Wednesday, April 26, 2023

The Sikhs next door — and across the border

(FAVS News) — A museum tells the history of Sikhs in British Columbia, the province’s second largest religious group after Christians. 

Vaisakhi parade in Vancouver, British Columbia, on April 15, 2017. Photo by Michael J.P. Hall/Wikipedia/Creative Commons

(FAVS News) — The sight of two turbaned soldiers on black stallions posed next to a wood-framed Canadian frontier-style building is a clear hint that Sikhs have a history in the Pacific Northwest.

The soldier statues outside the Sikh Heritage Museum in Abbotsford, a Vancouver suburb, represent the first Sikhs to visit Western Canada, members of the British regiment in Hong Kong who traveled across the country in 1902 for the coronation of Edward VII.

Today there are about 800,000 Sikhs in Canada — the most of any country outside its birthplace of India — and April is celebrated as Sikh Heritage Month. The 250,000 Sikhs in British Columbia make the faith the province’s second largest religious group after Christians. 

Worldwide, the Sikh faith, which dates back to the early 16th century, is the fifth largest in the world, with some 26 million followers. 



In the United States, which has about 500,000 Sikhs, they are also concentrated mostly on the West coast, where Sikhs immigrated a century ago, often coming for jobs. They quickly moved into farming, mining and lumber industries in both countries. Manka Dhingra, an attorney based in Redmond, Washington, became the first U.S. Sikh woman to be elected to a state legislature in 2017, when she won a seat in the state senate. 

The museum in Abbotsford tells of the ordeals Sikhs have suffered through the centuries. On its west side is a large bronze sculpture showing Punjabi Sikhs battling Mughals, a Muslim dynasty that ruled northern India between the 16th and 19th centuries.

Passengers on board the "Komogata Maru" in English Bay, Vancouver, British Columbia, Canada in 1914. Photo courtesy of Wikipedia/Creative Commons

Passengers on board the “Komogata Maru” in English Bay, Vancouver, British Columbia, Canada in 1914. Photo courtesy of Wikipedia/Creative Commons

On the east side is a paved courtyard with benches and a series of panels titled “Racism Meets Reliance.” It chronicles a three-monthlong standoff in mid-1914 when the Komagata Maru, a steamship whose 376 passengers were predominantly Sikhs, was stranded in the Burrard Inlet and not allowed to dock due to racist attitudes, despite many of the passengers having served in the British armed forces. The ship was forced to sail to India, where 200 of the surviving passengers ended up in prison.

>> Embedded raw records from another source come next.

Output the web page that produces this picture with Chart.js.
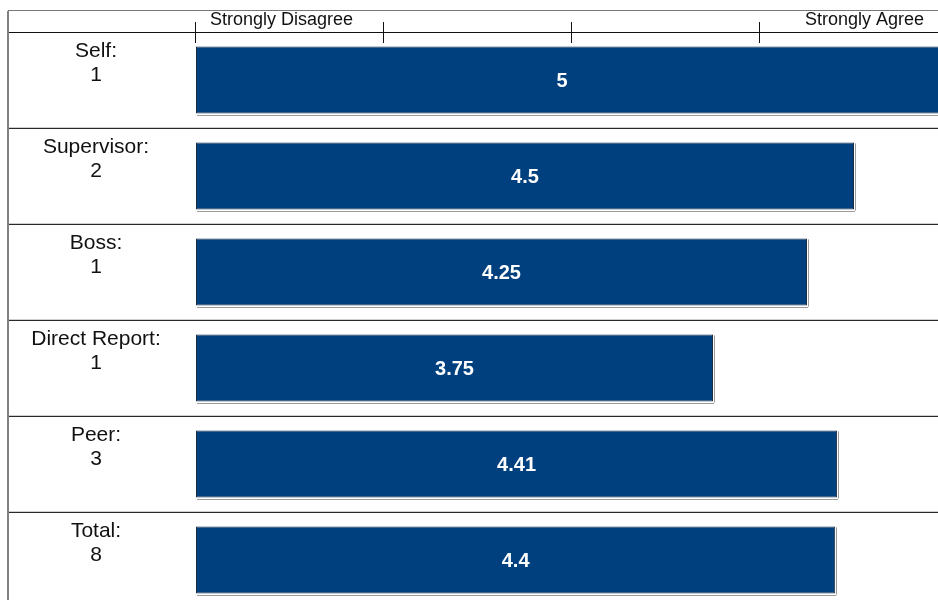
<!DOCTYPE html>
<html>
<head>
<meta charset="utf-8">
<script src="https://cdn.jsdelivr.net/npm/chart.js"></script>
<style>
  html, body { margin:0; padding:0; background:#fff; overflow:hidden; }
  #wrap { width:938px; height:600px; overflow:hidden; position:relative; }
  #box { width:950px; height:610px; }
</style>
</head>
<body>
<div id="wrap"><div id="box"><canvas id="rating-chart"></canvas></div></div>
<script>
// rater groups, number of raters, average score
const groups = ['Self:', 'Supervisor:', 'Boss:', 'Direct Report:', 'Peer:', 'Total:'];
const raters = [1, 2, 1, 1, 3, 8];
const scores = [5, 4.5, 4.25, 3.75, 4.41, 4.4];
const scaleMin = 1;
const scaleMax = 5;
const scaleTicks = [1, 2, 3, 4, 5];
const scaleEnds = ['Strongly Disagree', 'Strongly Agree'];

const FONT = '"Liberation Sans", Arial, sans-serif';
const VIEW_W = 938, VIEW_H = 600;

const frame = {
  id: 'frame',
  beforeDatasetsDraw(chart) {
    // thin grey drop shadow under each bar
    const ctx = chart.ctx;
    const left = chart.scales.x.getPixelForValue(scaleMin);
    ctx.save();
    ctx.fillStyle = '#9a9a9a';
    chart.getDatasetMeta(0).data.forEach(bar => {
      const h = bar.height;
      ctx.fillRect(left + 1, Math.round(bar.y + h / 2) + 1, bar.x - left, 1);
      ctx.fillRect(Math.round(bar.x) + 1, bar.y - h / 2 + 1, 1, h);
    });
    ctx.restore();
  },
  afterDraw(chart) {
    const ctx = chart.ctx;
    const x = chart.scales.x, y = chart.scales.y;
    const area = chart.chartArea;
    const step = y.getPixelForValue(1) - y.getPixelForValue(0);
    const left = x.getPixelForValue(scaleMin);
    ctx.save();

    // outer frame
    ctx.fillStyle = '#808080';
    ctx.fillRect(7, 11, 2, VIEW_H);
    ctx.fillStyle = '#777';
    ctx.fillRect(8, 10, VIEW_W, 1);
    ctx.fillStyle = '#111';
    ctx.fillRect(9, Math.round(area.top), VIEW_W, 1);

    // row separators
    groups.forEach((g, i) => {
      if (i === 0) return;
      const yy = Math.round(y.getPixelForValue(i) - step / 2);
      ctx.fillStyle = '#cfcfcf';
      ctx.fillRect(9, yy - 1, VIEW_W, 1);
      ctx.fillStyle = '#2a2a2a';
      ctx.fillRect(9, yy, VIEW_W, 1);
    });

    // scale tick marks across the header line
    ctx.fillStyle = '#111';
    scaleTicks.forEach(v => {
      const px = Math.round(x.getPixelForValue(v));
      ctx.fillRect(px - 1, area.top - 10, 1, 21);
    });

    // scale end captions
    ctx.font = '18px ' + FONT;
    ctx.fillStyle = '#111';
    ctx.textBaseline = 'alphabetic';
    ctx.textAlign = 'left';
    ctx.fillText(scaleEnds[0], left + 14, 25);
    ctx.textAlign = 'right';
    ctx.fillText(scaleEnds[1], x.getPixelForValue(scaleMax) - 24, 25);

    // group labels with rater counts
    ctx.font = '21px ' + FONT;
    ctx.textAlign = 'center';
    groups.forEach((g, i) => {
      const top = y.getPixelForValue(i) - step / 2;
      ctx.fillText(g, 96, top + 25);
      ctx.fillText(String(raters[i]), 96, top + 49);
    });

    // value labels inside bars
    ctx.font = 'bold 20px ' + FONT;
    ctx.fillStyle = '#fff';
    ctx.textBaseline = 'middle';
    chart.getDatasetMeta(0).data.forEach((bar, i) => {
      const right = Math.min(bar.x, VIEW_W - 10);
      ctx.fillText(String(scores[i]), (left + right) / 2, bar.y + 1);
    });

    ctx.restore();
  }
};

new Chart(document.getElementById('rating-chart'), {
  type: 'bar',
  data: {
    labels: groups,
    datasets: [{
      data: scores,
      base: scaleMin,
      backgroundColor: '#01407f',
      borderColor: '#1b2b40',
      borderWidth: 1,
      borderSkipped: false,
      categoryPercentage: 1,
      barPercentage: 0.7
    }]
  },
  options: {
    indexAxis: 'y',
    responsive: true,
    maintainAspectRatio: false,
    animation: false,
    layout: { padding: { left: 196, top: 32, right: 2, bottom: 2 } },
    plugins: { legend: { display: false }, tooltip: { enabled: false } },
    scales: {
      x: { display: false, min: scaleMin, max: scaleMax },
      y: { display: false }
    }
  },
  plugins: [frame]
});
</script>
</body>
</html>
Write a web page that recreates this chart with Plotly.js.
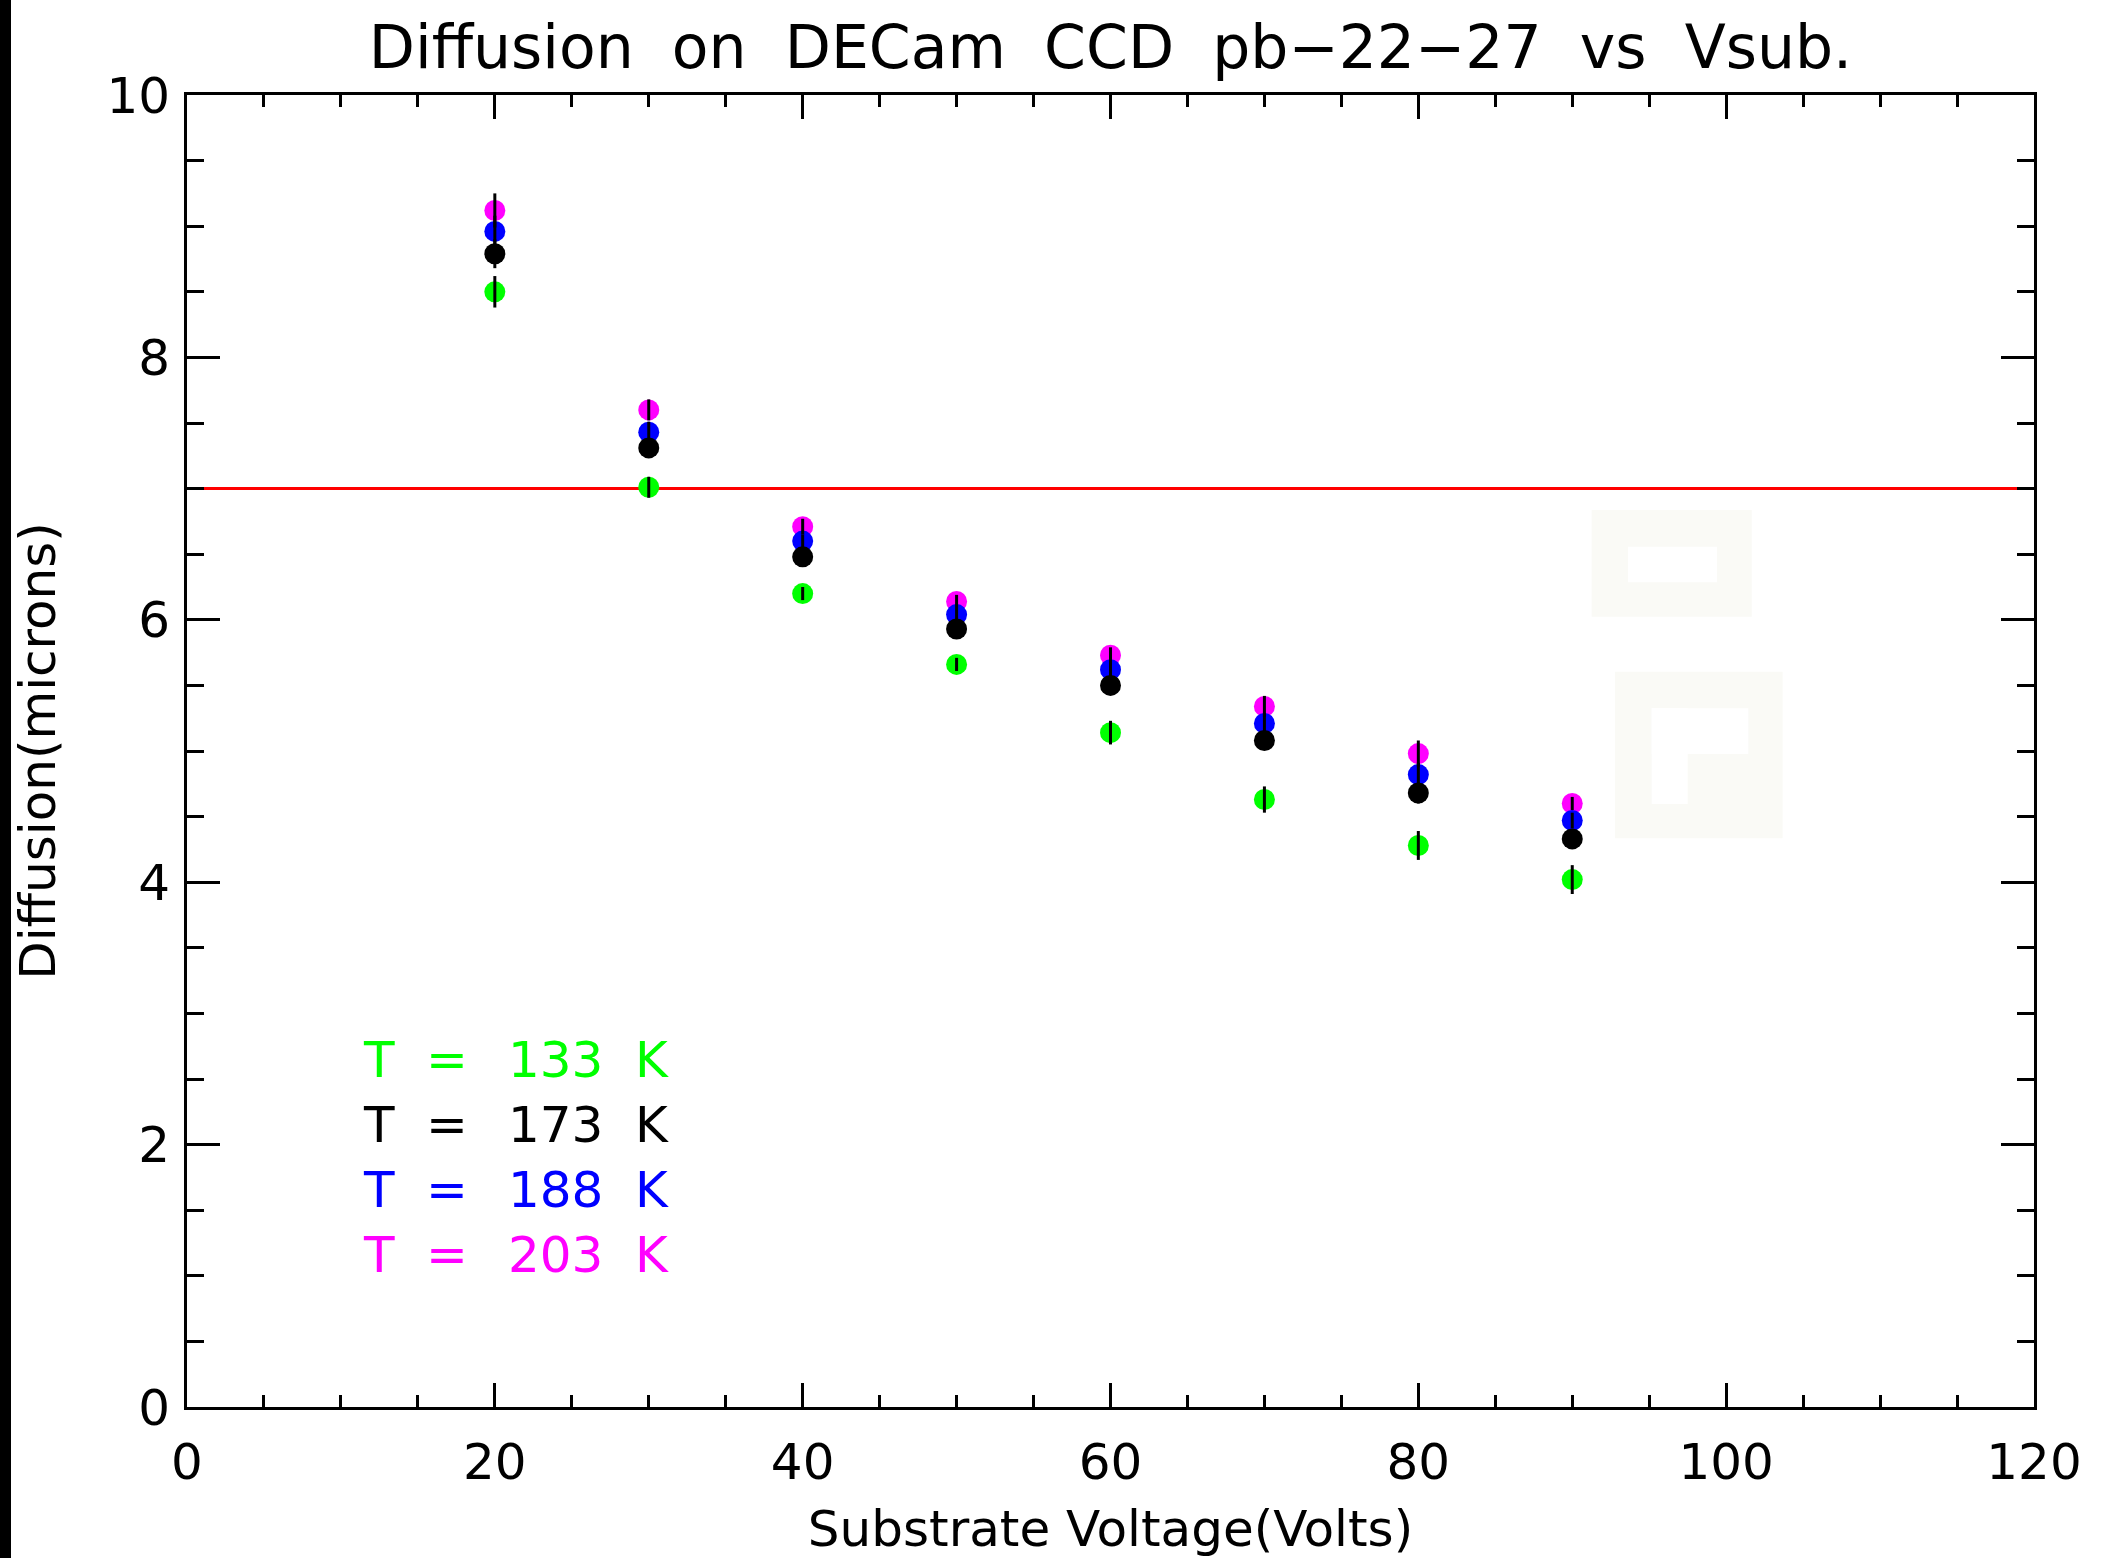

Word of this incident spread, but little was done for decades. A letter of apology from the provincial legislative assembly, dated May 23, 2008, hangs in the museum. Stephen Harper, then prime minister of Canada, did apologize to a gathering of Sikhs, but it wasn’t until 2016 that Prime Minister Justin Trudeau formally apologized in Parliament.

On the top floor of the museum building is the Gur Sikh Temple, the oldest Sikh house of worship in North America, founded by families who had moved to the area from India.

The Gur Sikh Temple in Abbotsford, British Columbia. Photo by Jacobsimmonds/Wikimedia/Creative Commons

The Gur Sikh Temple in Abbotsford, British Columbia. Photo by JacobSimmonds /Wikimedia/Creative Commons

“It was a farming community,” said Alysha Mahil, coordinator of the South Asian Studies Institute for the University of the Fraser Valley. “Back in India, land holdings were shrinking, and there was opportunity here.” Word of a good life in the New World drew the rural poor from around the globe.

Near the museum entrance is a pole called a “nishan sahib,” atop which flies the Sikh flag. In its early days, a light was mounted on it to alert Sikh immigrants in the United States (whose border is close to downtown Abbotsford) that it was safe to come visit their Canadian brethren.



Across the street, a much larger gurdwara, the Khalsa Diwan Society, is open all day and serves free vegetarian meals on the ground floor. Upstairs, there are screens with Sikh texts in Punjabi with English translations. The vast room is all in blue carpet with a blue-and-gold domed ceiling and a platform up front with Sikh Scriptures under ornate fabric.

The gurdwara is just one strand in Vancouver’s rich religious tapestry. Along the Number 5 Road in Richmond, a suburb close to Vancouver airport, are some 20 houses of worship in a single mile on what’s informally known as the “highway to heaven”: Buddhist temples, a small Hindu worship space, a large Shia mosque, numerous Chinese-language churches, a Jewish school and a Christian school and another Sikh gurdwara.

Abbotsford’s museum shows how long and twisting the history of Number 5 Road’s diversity has been.